Competitions are continuously taking place. The girls evidently strive for the upper hand, competing physically and academically with their comrades, individually or in groups.  They seek empowerment within their (fantastic) world, and obviously within themselves. And at the same time our vision takes part in the contest for meaning, adjusting the familiar to the inaccessible, the universal to the singular.

         

In Hyun-Jin Kwak’s photographs the image of a secretive youth is a potent emblem for such construction work. The frustrating ploys of growing up are a shared currency for all, yet at the same time private and intimate.

         

Such is also the nature of the photographic image.

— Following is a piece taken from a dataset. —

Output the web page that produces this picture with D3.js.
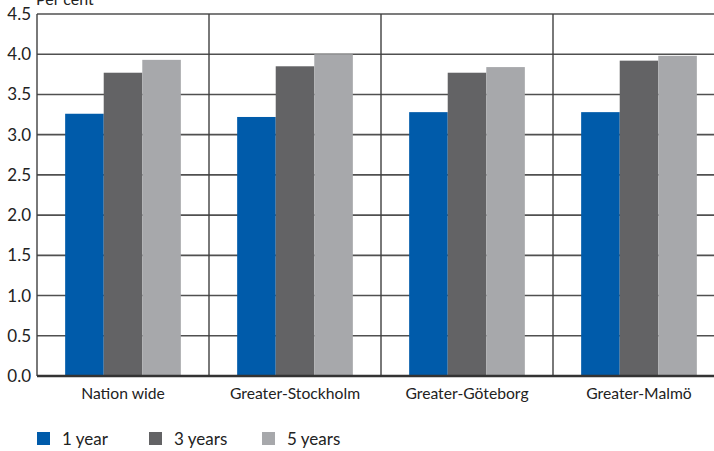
<!DOCTYPE html>
<html>
<head>
<meta charset="utf-8">
<script src="https://cdn.jsdelivr.net/npm/d3@7"></script>
<style>
  body { margin: 0; background: #fff; }
  text { font-family: Lato, "Open Sans", sans-serif; fill: #222; }
</style>
</head>
<body>
<script>
// data
var regions = ['Nation wide', 'Greater-Stockholm', 'Greater-Göteborg', 'Greater-Malmö'];
var seriesNames = ['1 year', '3 years', '5 years'];
var oneYear = [3.26, 3.22, 3.28, 3.28];
var threeYears = [3.77, 3.85, 3.77, 3.92];
var fiveYears = [3.93, 4.00, 3.84, 3.98];
var yTicks = [0, 0.5, 1, 1.5, 2, 2.5, 3, 3.5, 4, 4.5];
var colors = ['#005baa', '#636365', '#a7a8ab'];

var chart = {
  width: 714,
  height: 451,
  left: 37,
  right: 725,
  top: 14,
  bottom: 376
};

var svg = d3.select('body').append('svg').attr('width', chart.width).attr('height', chart.height);

var x = d3.scaleBand().domain(regions).range([chart.left, chart.right]);
var xInner = d3.scaleBand().domain(seriesNames).range([0, x.bandwidth()]).paddingOuter(0.73).paddingInner(0);
var y = d3.scaleLinear().domain([0, 4.5]).range([chart.bottom, chart.top]);

var rows = regions.map(function(r, i) {
  return { region: r, values: [oneYear[i], threeYears[i], fiveYears[i]] };
});

// horizontal grid
svg.append('g').selectAll('line').data(yTicks.filter(function(t) { return t > 0; }))
  .enter().append('line')
  .attr('x1', chart.left).attr('x2', chart.width)
  .attr('y1', function(d) { return y(d); }).attr('y2', function(d) { return y(d); })
  .attr('stroke', '#505050').attr('stroke-width', 1.6);

// vertical separators
svg.append('g').selectAll('line').data(regions)
  .enter().append('line')
  .attr('x1', function(d) { return x(d); }).attr('x2', function(d) { return x(d); })
  .attr('y1', chart.top).attr('y2', chart.bottom)
  .attr('stroke', '#404040').attr('stroke-width', 1.4);

// bars
var groups = svg.append('g').selectAll('g').data(rows).enter().append('g')
  .attr('transform', function(d) { return 'translate(' + x(d.region) + ',0)'; });
groups.selectAll('rect').data(function(d) { return d.values; })
  .enter().append('rect')
  .attr('x', function(d, i) { return xInner(seriesNames[i]); })
  .attr('width', xInner.bandwidth())
  .attr('y', function(d) { return y(d); })
  .attr('height', function(d) { return y(0) - y(d); })
  .attr('fill', function(d, i) { return colors[i]; });

// zero axis
svg.append('line')
  .attr('x1', chart.left).attr('x2', chart.width)
  .attr('y1', y(0)).attr('y2', y(0))
  .attr('stroke', '#333').attr('stroke-width', 2.4);

// y labels
var yAxis = svg.append('g').attr('transform', 'translate(' + (chart.left - 6) + ',0)')
  .call(d3.axisLeft(y).tickValues(yTicks).tickFormat(d3.format('.1f')).tickSize(0).tickPadding(0));
yAxis.select('.domain').remove();
yAxis.selectAll('text').style('font-size', '17px').style('font-family', 'Lato, sans-serif').attr('fill', '#222');

svg.append('text').attr('x', 36).attr('y', 5).style('font-size', '16px').text('Per cent');

// x labels
svg.append('g').selectAll('text').data(regions).enter().append('text')
  .attr('x', function(d) { return x(d) + x.bandwidth() / 2; })
  .attr('y', 399)
  .attr('text-anchor', 'middle')
  .style('font-size', '15.7px')
  .text(function(d) { return d; });

// legend
var legendX = [37, 149, 262];
var legend = svg.append('g').selectAll('g').data(seriesNames).enter().append('g')
  .attr('transform', function(d, i) { return 'translate(' + legendX[i] + ',432)'; });
legend.append('rect').attr('width', 13).attr('height', 13)
  .attr('fill', function(d, i) { return colors[i]; });
legend.append('text').attr('x', 25).attr('y', 13).style('font-size', '17px')
  .text(function(d) { return d; });
</script>
</body>
</html>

It is always curious how plain surfaces can turn sweetly intricate at a click of a shutter; how every individual photograph can be true to singular things and simultaneously harbour the traits of its own class of images – can stay restlessly in uniform.

 

Harri Laakso  


 

 

 

[1] The relation of this theme to photography has been explored especially by Jean-Luc Nancy. See for example Anne Immelé, Jean-Luc Nancy, WIR. (Filigranes Éditions, 2003), 61.

[2] Roland Barthes. Camera Lucida. Reflections on Photography. Trans. Richard Howard. (New York: Hill and Wang, 1998), 78-79.

[3] Ibid.

[4] See Maurice Blanchot, The Unavowable Community. Trans. Pierre Joris. (Barrytown: Station Hill, 1983), 5.